J'ai à peine 15 ans, ici, on ne prend pas les ados pour des cons, on est loin des "je t'ai vu quand tu étais grand comme ça", c'est plus bourru, plus sincère peut être. Je ne connais le journal que de vue, ce n'est pour l'instant pour moi que "les potes de mon père", des noms dont j'ai inconsciemment entendu parler depuis que je suis petit à travers des histoires militantes, associatives et amicales.
En ce premier jour de stage, je m'assois avec eux autour de la grande table ovale, on me fourre un crayon dans la main et on tente de m'apprendre à dessiner Chirac. C'est la journée où l'on choisit la Une. Aucun ego artistique ne trouve sa place ici, 50 dessins, une seule couv'; la finesse et l'humour sont les seuls décisionnaires et cette humilité est partagée par tous. Je suis impressionné et jaloux de ces dessins jetés sur les A4 souvent sans esquisses préalables avec la justesse et l'instinct d'un calligraphe. Je suis atterré de voir tant de croquis finir à la poubelle et j'attends leur départ pour les récupérer, pensant sans doute qu'ils feraient ma fortune plus tard.
Je me rappelle que certains ont pris le temps, à leur manière, de partager avec moi un moment, une conversation ou un repas avec un réel intérêt malgré ma timidité. Je suis admiratif de cette bande de copains qui semble si bien allier le talent et le travail, qui dort sous les tables et s'amuse sans cesse d'un slogan ou d'une idée fusant à travers la salle de réunion. Il se dégageait une joie sincère jamais très éloignée de la conscience des sujets qu'ils traitaient et défendaient. J'ai appris plus tard qu'ils étaient déjà menacés à l'époque.
Le stage s'est vite fini. Nostalgique, le désir de devenir dessinateur de presse m'a suivi quelques mois, j'ai continué de lire Charlie un an ou deux avec beaucoup de plaisir me rappelant qui était derrière chaque dessin.
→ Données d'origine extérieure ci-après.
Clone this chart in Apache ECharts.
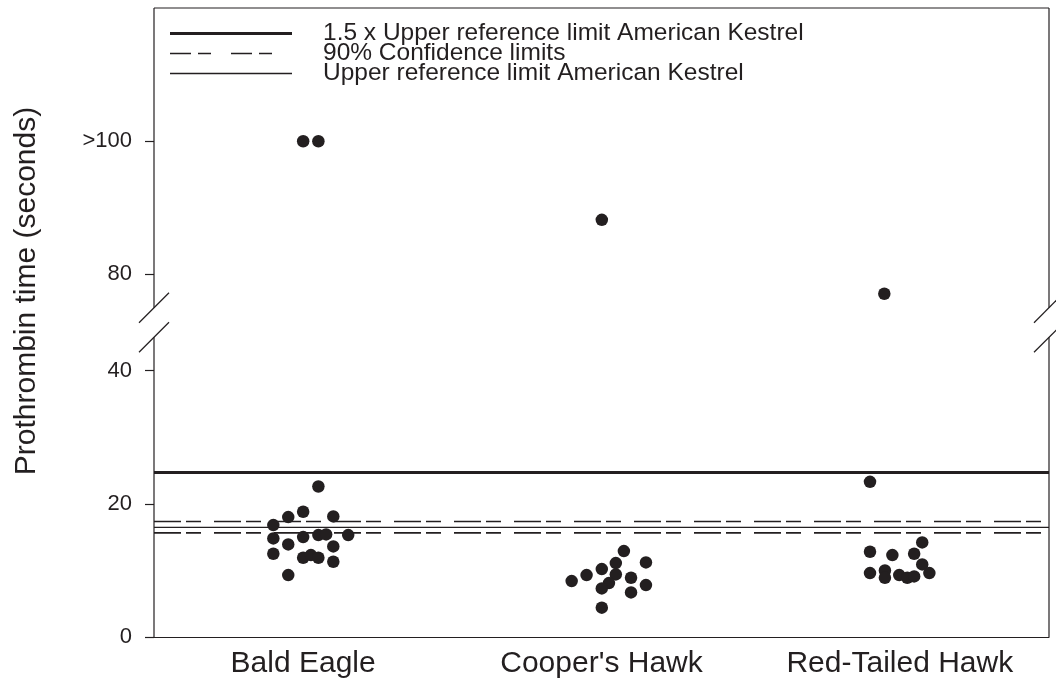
<!DOCTYPE html>
<html>
<head>
<meta charset="utf-8">
<script src="https://cdn.jsdelivr.net/npm/echarts@6/dist/echarts.min.js"></script>
<style>
html, body { margin: 0; padding: 0; background: #fff; }
#chart-panel { width: 1056px; height: 688px; }
</style>
</head>
<body>
<div id="chart-panel"></div>
<script>
var categories = ['Bald Eagle', "Cooper's Hawk", 'Red-Tailed Hawk'];

// x = jitter position (category n is centred on n + 0.5), y = prothrombin time (s)
var eagleX = [0.551, 0.450, 0.500, 0.601, 0.400, 0.400, 0.500, 0.551, 0.577, 0.651, 0.450, 0.601, 0.400, 0.500, 0.526, 0.551, 0.601, 0.450, 0.500, 0.551];
var eagleY = [22.6, 18.0, 18.8, 18.1, 16.8, 14.8, 15.0, 15.3, 15.4, 15.3, 13.9, 13.6, 12.5, 11.9, 12.3, 11.9, 11.3, 9.3, 100, 100];
var hawkX = [1.575, 1.548, 1.649, 1.501, 1.450, 1.400, 1.548, 1.599, 1.525, 1.501, 1.649, 1.599, 1.501, 1.501];
var hawkY = [12.9, 11.1, 11.2, 10.2, 9.3, 8.4, 9.4, 8.9, 8.1, 7.3, 7.8, 6.7, 4.4, 88.2];
var redtailX = [2.400, 2.575, 2.400, 2.548, 2.475, 2.575, 2.400, 2.450, 2.450, 2.498, 2.525, 2.548, 2.599, 2.448];
var redtailY = [23.3, 14.2, 12.8, 12.5, 12.3, 10.9, 9.6, 10.0, 8.9, 9.3, 8.9, 9.1, 9.6, 77.1];

// reference limits (seconds)
var upperRef = 16.45;
var upperRef15 = 24.68;
var ciLow = 15.64;
var ciHigh = 17.35;

var tickValues = [0, 20, 40, 80, 100];
var tickLabels = ['0', '20', '40', '80', '>100'];

// broken axis: everything above the break is shifted down
var breakLow = 45;
var breakHigh = 75;
var axisShift = 25.56;
var yTop = 120;

function toAxis(v) {
    return v >= 60 ? v - axisShift : v;
}

var points = [];
[[eagleX, eagleY], [hawkX, hawkY], [redtailX, redtailY]].forEach(function (g) {
    for (var i = 0; i < g[0].length; i++) {
        points.push([g[0][i], toAxis(g[1][i])]);
    }
});

function hline(name, v, style) {
    return {
        type: 'line',
        name: name,
        xAxisIndex: 1,
        symbol: 'none',
        silent: true,
        data: [[0, v], [3, v]],
        lineStyle: style,
        z: 1
    };
}

var ink = '#231f20';

var chartPanel = document.getElementById('chart-panel');
var myChart = echarts.init(chartPanel);

chartOption = {
    backgroundColor: '#fff',
    animation: false,
    grid: {
        left: 154,
        right: 7,
        top: 8,
        bottom: 51
    },
    xAxis: [{
        type: 'category',
        data: categories,
        axisLine: { lineStyle: { color: ink, width: 1.2 } },
        axisTick: { alignWithLabel: true, length: 7, lineStyle: { color: ink } },
        axisLabel: {
            color: ink,
            fontSize: 30,
            fontFamily: 'Liberation Sans',
            margin: 12
        }
    }, {
        type: 'value',
        min: 0,
        max: 3,
        show: false
    }],
    yAxis: {
        type: 'value',
        min: 0,
        max: toAxis(yTop),
        axisLine: { show: false },
        splitLine: { show: false },
        axisTick: {
            show: true,
            length: 9,
            customValues: tickValues.map(toAxis),
            lineStyle: { color: ink, width: 1.2 }
        },
        axisLabel: {
            color: ink,
            fontSize: 22,
            fontFamily: 'Liberation Sans',
            margin: 22,
            customValues: tickValues.map(toAxis),
            formatter: function (value) {
                for (var i = 0; i < tickValues.length; i++) {
                    if (Math.abs(toAxis(tickValues[i]) - value) < 1e-6) {
                        return tickLabels[i];
                    }
                }
                return '';
            }
        }
    },
    series: [
        {
            type: 'scatter',
            xAxisIndex: 1,
            data: points,
            symbol: 'circle',
            symbolSize: 12.5,
            itemStyle: { color: ink, opacity: 1 },
            z: 5
        },
        hline('1.5 x Upper reference limit American Kestrel', upperRef15, { color: ink, width: 3 }),
        hline('90% Confidence limits', ciHigh, { color: ink, width: 1.6, type: [27, 5, 15, 13] }),
        hline('90% Confidence limits', ciLow, { color: ink, width: 1.6, type: [27, 5, 15, 13] }),
        hline('Upper reference limit American Kestrel', upperRef, { color: ink, width: 1.3 })
    ]
};

myChart.setOption(chartOption);

// frame, axis break marks, legend and axis title
function px(x, y) {
    return myChart.convertToPixel({ seriesIndex: 0 }, [x, y]);
}

function seg(a, b, width, dash) {
    return {
        type: 'line',
        silent: true,
        shape: { x1: a[0], y1: a[1], x2: b[0], y2: b[1] },
        style: { stroke: ink, lineWidth: width || 1.2, lineDash: dash || null },
        z: 10
    };
}

var frameTop = toAxis(yTop);
var cutLow = breakLow;
var cutHigh = toAxis(breakHigh);
var els = [];
[0, 3].forEach(function (x) {
    els.push(seg(px(x, 0), px(x, cutLow)));
    els.push(seg(px(x, cutHigh), px(x, frameTop)));
    [cutLow, cutHigh].forEach(function (c) {
        var p = px(x, c);
        els.push(seg([p[0] - 15, p[1] + 15], [p[0] + 15, p[1] - 15]));
    });
});
els.push(seg(px(0, frameTop), px(3, frameTop)));

var legendRows = [
    { text: '1.5 x Upper reference limit American Kestrel', width: 3, dash: null },
    { text: '90% Confidence limits', width: 1.6, dash: [21, 7, 13, 20] },
    { text: 'Upper reference limit American Kestrel', width: 1.3, dash: null }
];
legendRows.forEach(function (r, i) {
    var y = 33.5 + i * 20;
    els.push(seg([170, y], [292, y], r.width, r.dash));
    els.push({
        type: 'text',
        silent: true,
        x: 323,
        y: y,
        style: {
            text: r.text,
            fill: ink,
            font: '24.5px "Liberation Sans"',
            verticalAlign: 'middle'
        },
        z: 10
    });
});

els.push({
    type: 'text',
    silent: true,
    x: 27,
    y: 291,
    rotation: Math.PI / 2,
    style: {
        text: 'Prothrombin time (seconds)',
        fill: ink,
        font: '30px "Liberation Sans"',
        align: 'center',
        verticalAlign: 'middle'
    }
});

myChart.setOption({ graphic: { elements: els } });
</script>
</body>
</html>
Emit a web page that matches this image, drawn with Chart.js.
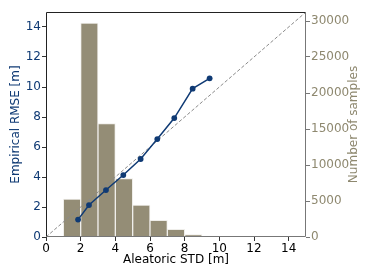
<!DOCTYPE html>
<html>
<head>
<meta charset="utf-8">
<script src="https://cdn.jsdelivr.net/npm/chart.js@4/dist/chart.umd.min.js"></script>
<style>
  html, body { margin: 0; padding: 0; background: #fff; }
  #wrap { width: 374px; height: 280px; }
</style>
</head>
<body>
<div id="wrap"><canvas id="chart" width="374" height="280"></canvas></div>
<script>
// histogram: bin centres (aleatoric std, m) and sample counts
var binCenters = [1.5, 2.5, 3.5, 4.5, 5.5, 6.5, 7.5, 8.5, 9.5];
var binCounts = [5250, 29700, 15770, 8120, 4450, 2320, 1070, 330, 140];

// calibration curve: mean predicted std vs empirical rmse
var stdValues = [1.85, 2.48, 3.46, 4.46, 5.46, 6.42, 7.4, 8.46, 9.44];
var rmseValues = [1.16, 2.13, 3.13, 4.13, 5.2, 6.53, 7.93, 9.89, 10.58];

// ideal line
var idealX = [0, 15];
var idealY = [0, 15];

// tick labels
var xTicks = [0, 2, 4, 6, 8, 10, 12, 14];
var yTicks = [0, 2, 4, 6, 8, 10, 12, 14];
var countTicks = [0, 5000, 10000, 15000, 20000, 25000, 30000];

var blue = '#0f3a74';
var tan = '#8e886f';
var font = { family: 'DejaVu Sans', size: 12 };

function pts(xs, ys) {
  return xs.map(function(x, i) { return { x: x, y: ys[i] }; });
}

function fixedTicks(list) {
  return function(axis) {
    axis.ticks = list.map(function(v) { return { value: v }; });
  };
}

var framePlugin = {
  id: 'frame',
  afterDraw: function(chart) {
    var a = chart.chartArea, c = chart.ctx;
    c.save();
    c.lineWidth = 1;
    c.strokeStyle = '#222';
    c.beginPath();
    c.moveTo(a.left + 0.5, a.bottom);
    c.lineTo(a.left + 0.5, a.top + 0.5);
    c.lineTo(a.right, a.top + 0.5);
    c.stroke();
    c.strokeStyle = '#777';
    c.beginPath();
    c.moveTo(a.right - 0.5, a.top);
    c.lineTo(a.right - 0.5, a.bottom - 0.5);
    c.lineTo(a.left, a.bottom - 0.5);
    c.stroke();

    // y axis titles, both read bottom to top
    var midY = (a.top + a.bottom) / 2;
    c.font = '12px "DejaVu Sans"';
    c.textAlign = 'center';
    c.textBaseline = 'middle';
    c.fillStyle = blue;
    c.translate(15.5, midY);
    c.rotate(-Math.PI / 2);
    c.fillText('Empirical RMSE [m]', 0, 0);
    c.setTransform(1, 0, 0, 1, 0, 0);
    c.fillStyle = tan;
    c.translate(354, midY);
    c.rotate(-Math.PI / 2);
    c.fillText('Number of samples', 0, 0);
    c.restore();
  }
};

new Chart(document.getElementById('chart'), {
  type: 'scatter',
  data: {
    datasets: [
      {
        type: 'bar',
        data: pts(binCenters, binCounts),
        yAxisID: 'y2',
        backgroundColor: '#948d76',
        borderColor: '#efeeea',
        borderWidth: 1,
        barPercentage: 1,
        categoryPercentage: 1,
        order: 3
      },
      {
        type: 'line',
        data: pts(idealX, idealY),
        yAxisID: 'y',
        borderColor: '#8a8a8a',
        borderWidth: 1,
        borderDash: [3.5, 2],
        pointRadius: 0,
        fill: false,
        order: 2
      },
      {
        type: 'line',
        data: pts(stdValues, rmseValues),
        yAxisID: 'y',
        borderColor: blue,
        backgroundColor: blue,
        borderWidth: 1.5,
        pointRadius: 2.9,
        pointBorderWidth: 0,
        fill: false,
        tension: 0,
        order: 1
      }
    ]
  },
  options: {
    responsive: false,
    animation: false,
    layout: { padding: { top: 12, left: 0, right: 0, bottom: 0 } },
    plugins: { legend: { display: false }, tooltip: { enabled: false } },
    scales: {
      x: {
        type: 'linear',
        min: 0, max: 15,
        offset: false,
        afterBuildTicks: fixedTicks(xTicks),
        afterFit: function(s) { s.height = 43; },
        ticks: { color: '#000', font: font, padding: 1, maxRotation: 0, autoSkip: false },
        grid: { drawOnChartArea: false, offset: false, tickLength: 4, color: '#333' },
        border: { display: false },
        title: { display: true, text: 'Aleatoric STD [m]', color: '#000', font: font, padding: { top: 0, bottom: 13 } }
      },
      y: {
        position: 'left',
        min: 0, max: 15,
        afterBuildTicks: fixedTicks(yTicks),
        afterFit: function(s) { s.width = 46; },
        ticks: { color: blue, font: font, padding: 1, autoSkip: false },
        grid: { drawOnChartArea: false, offset: false, tickLength: 4, color: '#333' },
        border: { display: false }
      },
      y2: {
        position: 'right',
        min: 0, max: 31250,
        afterBuildTicks: fixedTicks(countTicks),
        afterFit: function(s) { s.width = 68; },
        ticks: { color: tan, font: font, padding: 1, autoSkip: false, callback: function(v) { return String(v); } },
        grid: { drawOnChartArea: false, offset: false, tickLength: 4, color: '#777' },
        border: { display: false }
      }
    }
  },
  plugins: [framePlugin]
});
</script>
</body>
</html>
Puis, progressivement, mes centres d'intérêts se multipliant naturellement, j'ai cessé de l'acheter et de le lire sans vraiment m'en rendre compte.
Ces quelques souvenirs flous prennent aujourd'hui une importance différente et renforcent douloureusement le contraste entre l'humanité de ces hommes et l'horreur de cet acte injuste. Il laisse place à l'amertume d'avoir pris conscience trop tard de l'importance de leur action bien trop solitaire. Je ne sais pas si "je suis Charlie", je sais en tout cas que c'est une leçon qui doit nous inciter à cultiver les différences individuelles tout en restant unis collectivement. L'ironie, l'autodérision, la satire, le second degré, le cynisme et l'humour qu'ils soient noir ou pas sont vitaux pour garder un équilibre conscient.
Ces dessins, je pense que je vais les garder finalement.